Final changes to Pirates

Made some drastic changes to the manuscript of Portland Pirates early yesterday morning and sent to Roving Press. I have changed the names of 3 main characters. The Pirates has quite a number of characters, including a pirate crew, Cap’n Red Pete, a cabin boy, not to mention a smuggler and the usual array of present day characters; Isabel, her naughty sister Suzie and Gregor the badly behaved dog from Groves Farm.

I am often asked if my characters are based on real people. Some characters are inspired more or less by people I have met, even briefly. Sometimes just a chance comment will also inspire a scene or help to rewrite an aspect of the plot. Not long ago I was talking to Wendy, who designs and creates peg dolls, and she described seeing an unusual cloud formation over Portland. The cloud was shaped like a dragon. Portland always seems to produce dragons. But it started me thinking about my time-travelling pirate ship and how the ship itself could appear in the clouds. It helped with a few plot difficulties, so thanks Wendy!

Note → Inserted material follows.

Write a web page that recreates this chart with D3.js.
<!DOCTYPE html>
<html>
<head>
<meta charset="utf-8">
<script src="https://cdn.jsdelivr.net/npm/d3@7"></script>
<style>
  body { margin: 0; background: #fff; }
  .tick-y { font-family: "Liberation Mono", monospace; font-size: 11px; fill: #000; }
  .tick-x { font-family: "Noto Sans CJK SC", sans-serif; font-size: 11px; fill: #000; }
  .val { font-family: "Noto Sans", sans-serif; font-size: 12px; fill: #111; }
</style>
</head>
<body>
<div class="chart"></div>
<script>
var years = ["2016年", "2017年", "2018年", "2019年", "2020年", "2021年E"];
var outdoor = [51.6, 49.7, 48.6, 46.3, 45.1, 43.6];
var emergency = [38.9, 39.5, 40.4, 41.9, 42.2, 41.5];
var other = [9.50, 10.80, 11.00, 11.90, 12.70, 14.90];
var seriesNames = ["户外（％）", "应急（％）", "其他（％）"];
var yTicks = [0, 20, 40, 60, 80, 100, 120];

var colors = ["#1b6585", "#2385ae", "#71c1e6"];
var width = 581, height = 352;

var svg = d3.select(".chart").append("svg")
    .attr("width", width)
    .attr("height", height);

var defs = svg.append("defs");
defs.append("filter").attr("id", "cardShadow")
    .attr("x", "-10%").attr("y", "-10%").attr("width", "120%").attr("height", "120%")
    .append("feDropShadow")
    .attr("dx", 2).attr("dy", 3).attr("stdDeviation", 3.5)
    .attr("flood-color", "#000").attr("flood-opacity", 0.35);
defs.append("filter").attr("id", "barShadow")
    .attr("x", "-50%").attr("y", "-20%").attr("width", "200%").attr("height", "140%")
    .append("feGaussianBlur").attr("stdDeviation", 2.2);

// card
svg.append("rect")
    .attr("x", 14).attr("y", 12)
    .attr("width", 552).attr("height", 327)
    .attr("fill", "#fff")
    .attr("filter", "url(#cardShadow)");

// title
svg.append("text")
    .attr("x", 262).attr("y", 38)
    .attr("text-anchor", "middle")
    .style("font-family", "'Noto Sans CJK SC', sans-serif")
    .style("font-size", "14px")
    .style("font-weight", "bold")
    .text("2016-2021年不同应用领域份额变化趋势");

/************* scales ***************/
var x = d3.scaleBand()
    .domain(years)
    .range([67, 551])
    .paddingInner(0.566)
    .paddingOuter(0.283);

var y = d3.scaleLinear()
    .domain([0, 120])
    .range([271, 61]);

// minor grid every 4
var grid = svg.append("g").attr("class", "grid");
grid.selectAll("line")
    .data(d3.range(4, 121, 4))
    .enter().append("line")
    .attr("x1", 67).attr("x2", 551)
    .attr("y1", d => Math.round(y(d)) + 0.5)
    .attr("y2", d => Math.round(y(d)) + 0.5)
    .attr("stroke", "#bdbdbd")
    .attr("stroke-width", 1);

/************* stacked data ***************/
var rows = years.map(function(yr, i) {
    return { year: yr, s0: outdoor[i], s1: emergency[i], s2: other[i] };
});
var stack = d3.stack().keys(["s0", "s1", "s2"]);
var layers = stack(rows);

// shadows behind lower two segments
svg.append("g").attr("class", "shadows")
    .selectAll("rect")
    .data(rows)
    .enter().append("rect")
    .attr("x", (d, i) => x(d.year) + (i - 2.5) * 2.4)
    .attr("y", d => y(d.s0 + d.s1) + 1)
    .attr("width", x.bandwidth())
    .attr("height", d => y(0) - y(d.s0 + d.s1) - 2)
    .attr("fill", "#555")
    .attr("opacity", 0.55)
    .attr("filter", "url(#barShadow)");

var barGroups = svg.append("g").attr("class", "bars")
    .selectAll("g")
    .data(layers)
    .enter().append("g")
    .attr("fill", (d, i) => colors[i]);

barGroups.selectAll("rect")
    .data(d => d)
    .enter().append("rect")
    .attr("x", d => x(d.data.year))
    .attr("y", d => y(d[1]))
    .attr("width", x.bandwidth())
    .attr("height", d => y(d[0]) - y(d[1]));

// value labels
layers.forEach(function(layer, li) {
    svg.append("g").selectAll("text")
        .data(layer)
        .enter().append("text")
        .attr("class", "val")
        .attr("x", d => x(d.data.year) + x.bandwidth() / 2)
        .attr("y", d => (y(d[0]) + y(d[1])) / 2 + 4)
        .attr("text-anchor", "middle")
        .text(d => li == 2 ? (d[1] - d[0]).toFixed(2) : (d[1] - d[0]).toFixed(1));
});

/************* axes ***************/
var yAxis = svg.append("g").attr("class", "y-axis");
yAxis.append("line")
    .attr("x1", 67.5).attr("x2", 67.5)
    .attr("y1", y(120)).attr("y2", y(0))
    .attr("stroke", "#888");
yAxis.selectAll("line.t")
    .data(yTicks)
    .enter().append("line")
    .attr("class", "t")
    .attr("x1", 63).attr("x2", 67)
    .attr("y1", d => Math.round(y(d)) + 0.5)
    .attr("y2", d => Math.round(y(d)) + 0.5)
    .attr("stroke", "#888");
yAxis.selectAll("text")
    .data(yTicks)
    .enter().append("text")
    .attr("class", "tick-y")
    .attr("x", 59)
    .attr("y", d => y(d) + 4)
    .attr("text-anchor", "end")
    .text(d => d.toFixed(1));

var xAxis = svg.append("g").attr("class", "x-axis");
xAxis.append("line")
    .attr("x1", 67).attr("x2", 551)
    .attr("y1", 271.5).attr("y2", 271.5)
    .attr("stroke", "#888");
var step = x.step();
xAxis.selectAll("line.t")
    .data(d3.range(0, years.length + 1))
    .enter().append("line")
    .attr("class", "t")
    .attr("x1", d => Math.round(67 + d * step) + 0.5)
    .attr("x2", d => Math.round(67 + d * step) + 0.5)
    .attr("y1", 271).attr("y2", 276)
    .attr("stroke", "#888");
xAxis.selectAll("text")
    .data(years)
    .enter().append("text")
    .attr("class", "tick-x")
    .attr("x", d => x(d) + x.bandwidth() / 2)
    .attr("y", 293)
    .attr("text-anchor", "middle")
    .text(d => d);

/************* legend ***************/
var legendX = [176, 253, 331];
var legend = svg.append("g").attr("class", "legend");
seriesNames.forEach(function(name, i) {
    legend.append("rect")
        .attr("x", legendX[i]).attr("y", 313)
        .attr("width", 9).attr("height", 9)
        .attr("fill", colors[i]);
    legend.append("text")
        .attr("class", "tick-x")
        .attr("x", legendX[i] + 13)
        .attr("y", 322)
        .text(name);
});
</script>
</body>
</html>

Radio Solent I enjoyed talking to Harry Crawford at the Big Dorset Brunch. Nice that he compared The Portland Chronicles to works by CS Lewis, Tolkien and JK Rowling!! But I guess it’s very true that youngsters like to read about fantasy, myth and legend. Even more so if the legends are drawn from a place they know well, or can visit. We discussed my pirate research and I mentioned Henry Strangways who hid his pirate loot at Portland Castle. I suppose the humour in some of my characters makes the Chronicles a little different. We also talked about how important young readers are at this stage of editing Portland Pirates. Their views are very important.

The Real Portland Sea Dragon

A skull belonging to one of the largest sea monsters ever found has recently gone on show at Dorset County Museum in Dorchester. The pliosaur lived during the Jurassic and Cretaceous periods and was a terrifyingly huge creature, like an enormous crocodile. Scientist can estimate from the size of the skull that the creature would have been 15 to 18 metres long. The skull was found near Weymouth, Dorset, a few years ago.

Palaeontologist Richard Forrest said of the skull: “This is an iconic specimen – one of the most exciting we have seen in years. It was probably the most fearsome predator that ever lived. Standing in front of the skull you can imagine this enormous beast staring straight back at you, fixing you with its binocular vision, and attacking. Just thinking about it raises the hairs on the back of your neck.”

I have been following this story with great interest – my story The Portland Sea Dragon was inspired by a local legend, the Chesil Beach sea monster (the Veasta, as it is often called), and also by the real archaeological evidence of the pliosaur found nearby.